**PROBLEM DETAILS**
Give every line again exactly as it appears, please, but not the pictures.

**MATERIAL FOR THIS EXERCISE**
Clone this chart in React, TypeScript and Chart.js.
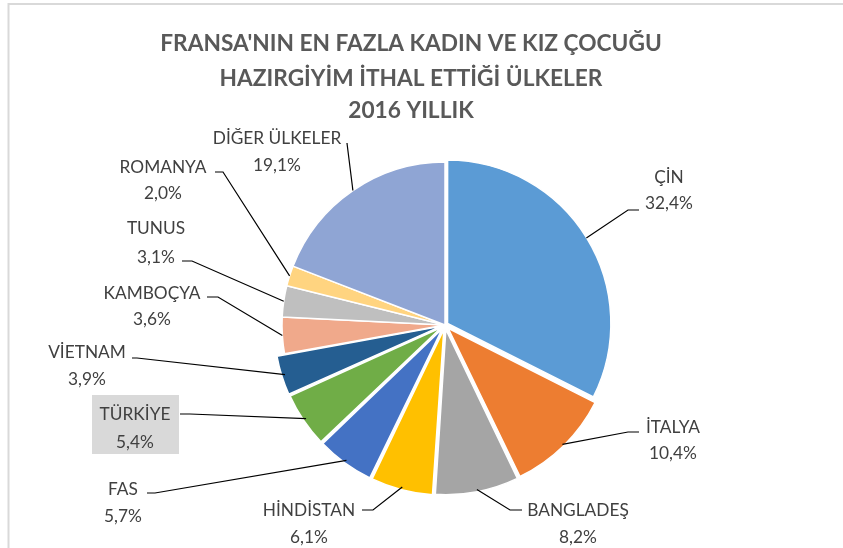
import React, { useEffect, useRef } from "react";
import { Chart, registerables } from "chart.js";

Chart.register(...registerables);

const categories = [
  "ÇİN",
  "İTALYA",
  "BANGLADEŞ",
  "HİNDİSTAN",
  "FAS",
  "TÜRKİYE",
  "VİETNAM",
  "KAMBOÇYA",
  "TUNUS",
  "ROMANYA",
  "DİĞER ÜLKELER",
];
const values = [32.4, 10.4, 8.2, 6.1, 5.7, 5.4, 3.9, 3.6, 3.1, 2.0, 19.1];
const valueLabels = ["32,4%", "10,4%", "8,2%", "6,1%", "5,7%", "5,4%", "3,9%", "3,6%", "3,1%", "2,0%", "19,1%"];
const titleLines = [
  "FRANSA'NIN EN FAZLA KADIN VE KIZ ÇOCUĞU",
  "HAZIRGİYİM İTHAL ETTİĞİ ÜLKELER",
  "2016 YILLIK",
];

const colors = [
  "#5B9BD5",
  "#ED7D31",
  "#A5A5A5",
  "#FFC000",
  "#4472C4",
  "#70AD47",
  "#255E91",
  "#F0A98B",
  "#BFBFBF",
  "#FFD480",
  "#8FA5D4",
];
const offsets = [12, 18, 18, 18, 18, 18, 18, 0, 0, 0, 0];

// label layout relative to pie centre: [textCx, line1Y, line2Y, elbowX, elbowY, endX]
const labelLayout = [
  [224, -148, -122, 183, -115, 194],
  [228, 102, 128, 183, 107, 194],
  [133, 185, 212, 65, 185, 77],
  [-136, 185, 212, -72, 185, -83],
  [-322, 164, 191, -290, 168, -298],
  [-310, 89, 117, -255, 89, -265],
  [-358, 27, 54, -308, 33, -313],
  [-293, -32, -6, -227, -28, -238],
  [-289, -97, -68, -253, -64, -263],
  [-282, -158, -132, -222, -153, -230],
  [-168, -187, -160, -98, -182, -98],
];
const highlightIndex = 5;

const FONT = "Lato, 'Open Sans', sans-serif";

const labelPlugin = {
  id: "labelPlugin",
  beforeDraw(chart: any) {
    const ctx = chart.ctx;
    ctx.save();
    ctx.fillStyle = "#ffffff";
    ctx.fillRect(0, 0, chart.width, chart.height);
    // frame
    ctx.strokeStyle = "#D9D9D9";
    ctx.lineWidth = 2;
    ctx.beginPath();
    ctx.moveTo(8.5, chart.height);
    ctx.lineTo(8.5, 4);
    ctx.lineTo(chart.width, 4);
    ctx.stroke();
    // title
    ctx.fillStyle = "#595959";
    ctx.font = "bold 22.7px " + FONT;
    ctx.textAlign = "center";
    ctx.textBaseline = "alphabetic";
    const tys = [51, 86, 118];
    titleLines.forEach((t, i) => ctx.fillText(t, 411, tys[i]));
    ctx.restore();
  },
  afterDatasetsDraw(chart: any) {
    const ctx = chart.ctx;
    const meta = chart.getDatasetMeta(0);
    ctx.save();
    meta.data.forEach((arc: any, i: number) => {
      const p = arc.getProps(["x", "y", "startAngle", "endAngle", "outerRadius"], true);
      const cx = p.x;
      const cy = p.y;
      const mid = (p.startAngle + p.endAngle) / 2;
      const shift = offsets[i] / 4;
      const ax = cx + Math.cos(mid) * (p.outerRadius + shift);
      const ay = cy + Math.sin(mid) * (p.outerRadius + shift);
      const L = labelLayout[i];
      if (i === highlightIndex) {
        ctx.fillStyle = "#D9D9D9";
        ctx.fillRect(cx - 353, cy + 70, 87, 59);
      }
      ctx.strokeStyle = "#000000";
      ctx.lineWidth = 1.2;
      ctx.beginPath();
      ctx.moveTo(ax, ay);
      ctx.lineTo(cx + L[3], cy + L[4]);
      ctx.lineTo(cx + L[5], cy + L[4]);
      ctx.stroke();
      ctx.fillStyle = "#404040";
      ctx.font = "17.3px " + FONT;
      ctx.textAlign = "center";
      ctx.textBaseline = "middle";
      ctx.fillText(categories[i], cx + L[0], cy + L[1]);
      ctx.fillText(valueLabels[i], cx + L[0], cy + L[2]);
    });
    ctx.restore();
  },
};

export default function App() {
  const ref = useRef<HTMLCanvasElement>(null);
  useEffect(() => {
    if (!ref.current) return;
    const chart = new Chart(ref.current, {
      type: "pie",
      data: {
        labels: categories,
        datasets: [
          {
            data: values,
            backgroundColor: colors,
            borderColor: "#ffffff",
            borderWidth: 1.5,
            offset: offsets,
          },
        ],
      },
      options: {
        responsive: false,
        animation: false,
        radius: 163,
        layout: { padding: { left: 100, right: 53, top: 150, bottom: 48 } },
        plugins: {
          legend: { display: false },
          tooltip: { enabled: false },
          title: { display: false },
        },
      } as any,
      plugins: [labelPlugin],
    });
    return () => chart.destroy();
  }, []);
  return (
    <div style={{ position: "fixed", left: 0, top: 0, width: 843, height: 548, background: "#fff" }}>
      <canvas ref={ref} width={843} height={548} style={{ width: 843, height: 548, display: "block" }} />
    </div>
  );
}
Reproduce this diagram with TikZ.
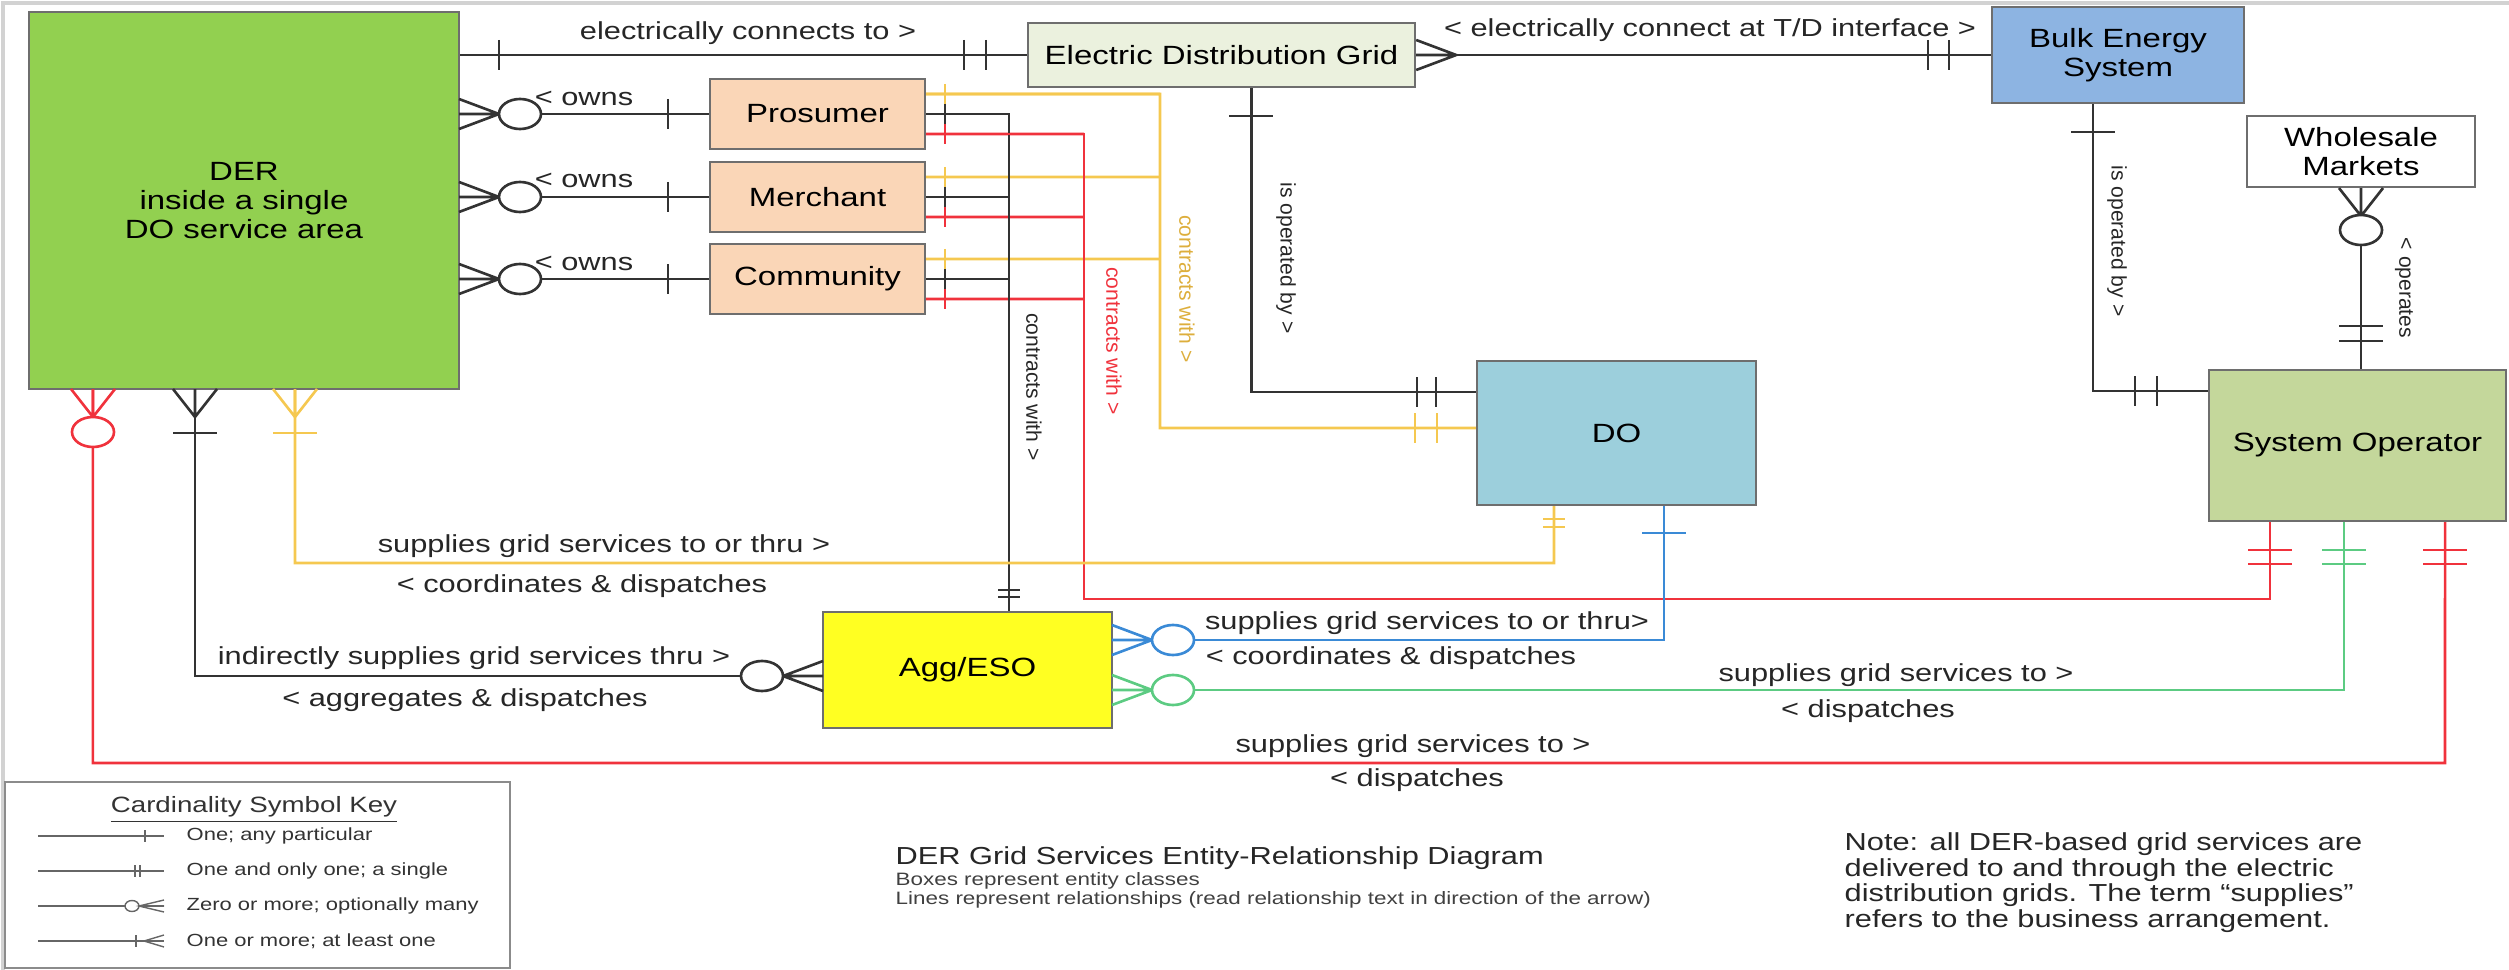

**ANSWER TO THIS EXERCISE**
Clone this chart in React, TypeScript and Chart.js.
import React, { useEffect, useRef } from "react";
import { Chart, registerables } from "chart.js";

Chart.register(...registerables);

const categories = [
  "ÇİN",
  "İTALYA",
  "BANGLADEŞ",
  "HİNDİSTAN",
  "FAS",
  "TÜRKİYE",
  "VİETNAM",
  "KAMBOÇYA",
  "TUNUS",
  "ROMANYA",
  "DİĞER ÜLKELER",
];
const values = [32.4, 10.4, 8.2, 6.1, 5.7, 5.4, 3.9, 3.6, 3.1, 2.0, 19.1];
const valueLabels = ["32,4%", "10,4%", "8,2%", "6,1%", "5,7%", "5,4%", "3,9%", "3,6%", "3,1%", "2,0%", "19,1%"];
const titleLines = [
  "FRANSA'NIN EN FAZLA KADIN VE KIZ ÇOCUĞU",
  "HAZIRGİYİM İTHAL ETTİĞİ ÜLKELER",
  "2016 YILLIK",
];

const colors = [
  "#5B9BD5",
  "#ED7D31",
  "#A5A5A5",
  "#FFC000",
  "#4472C4",
  "#70AD47",
  "#255E91",
  "#F0A98B",
  "#BFBFBF",
  "#FFD480",
  "#8FA5D4",
];
const offsets = [12, 18, 18, 18, 18, 18, 18, 0, 0, 0, 0];

// label layout relative to pie centre: [textCx, line1Y, line2Y, elbowX, elbowY, endX]
const labelLayout = [
  [224, -148, -122, 183, -115, 194],
  [228, 102, 128, 183, 107, 194],
  [133, 185, 212, 65, 185, 77],
  [-136, 185, 212, -72, 185, -83],
  [-322, 164, 191, -290, 168, -298],
  [-310, 89, 117, -255, 89, -265],
  [-358, 27, 54, -308, 33, -313],
  [-293, -32, -6, -227, -28, -238],
  [-289, -97, -68, -253, -64, -263],
  [-282, -158, -132, -222, -153, -230],
  [-168, -187, -160, -98, -182, -98],
];
const highlightIndex = 5;

const FONT = "Lato, 'Open Sans', sans-serif";

const labelPlugin = {
  id: "labelPlugin",
  beforeDraw(chart: any) {
    const ctx = chart.ctx;
    ctx.save();
    ctx.fillStyle = "#ffffff";
    ctx.fillRect(0, 0, chart.width, chart.height);
    // frame
    ctx.strokeStyle = "#D9D9D9";
    ctx.lineWidth = 2;
    ctx.beginPath();
    ctx.moveTo(8.5, chart.height);
    ctx.lineTo(8.5, 4);
    ctx.lineTo(chart.width, 4);
    ctx.stroke();
    // title
    ctx.fillStyle = "#595959";
    ctx.font = "bold 22.7px " + FONT;
    ctx.textAlign = "center";
    ctx.textBaseline = "alphabetic";
    const tys = [51, 86, 118];
    titleLines.forEach((t, i) => ctx.fillText(t, 411, tys[i]));
    ctx.restore();
  },
  afterDatasetsDraw(chart: any) {
    const ctx = chart.ctx;
    const meta = chart.getDatasetMeta(0);
    ctx.save();
    meta.data.forEach((arc: any, i: number) => {
      const p = arc.getProps(["x", "y", "startAngle", "endAngle", "outerRadius"], true);
      const cx = p.x;
      const cy = p.y;
      const mid = (p.startAngle + p.endAngle) / 2;
      const shift = offsets[i] / 4;
      const ax = cx + Math.cos(mid) * (p.outerRadius + shift);
      const ay = cy + Math.sin(mid) * (p.outerRadius + shift);
      const L = labelLayout[i];
      if (i === highlightIndex) {
        ctx.fillStyle = "#D9D9D9";
        ctx.fillRect(cx - 353, cy + 70, 87, 59);
      }
      ctx.strokeStyle = "#000000";
      ctx.lineWidth = 1.2;
      ctx.beginPath();
      ctx.moveTo(ax, ay);
      ctx.lineTo(cx + L[3], cy + L[4]);
      ctx.lineTo(cx + L[5], cy + L[4]);
      ctx.stroke();
      ctx.fillStyle = "#404040";
      ctx.font = "17.3px " + FONT;
      ctx.textAlign = "center";
      ctx.textBaseline = "middle";
      ctx.fillText(categories[i], cx + L[0], cy + L[1]);
      ctx.fillText(valueLabels[i], cx + L[0], cy + L[2]);
    });
    ctx.restore();
  },
};

export default function App() {
  const ref = useRef<HTMLCanvasElement>(null);
  useEffect(() => {
    if (!ref.current) return;
    const chart = new Chart(ref.current, {
      type: "pie",
      data: {
        labels: categories,
        datasets: [
          {
            data: values,
            backgroundColor: colors,
            borderColor: "#ffffff",
            borderWidth: 1.5,
            offset: offsets,
          },
        ],
      },
      options: {
        responsive: false,
        animation: false,
        radius: 163,
        layout: { padding: { left: 100, right: 53, top: 150, bottom: 48 } },
        plugins: {
          legend: { display: false },
          tooltip: { enabled: false },
          title: { display: false },
        },
      } as any,
      plugins: [labelPlugin],
    });
    return () => chart.destroy();
  }, []);
  return (
    <div style={{ position: "fixed", left: 0, top: 0, width: 843, height: 548, background: "#fff" }}>
      <canvas ref={ref} width={843} height={548} style={{ width: 843, height: 548, display: "block" }} />
    </div>
  );
}
Reproduce this diagram with TikZ.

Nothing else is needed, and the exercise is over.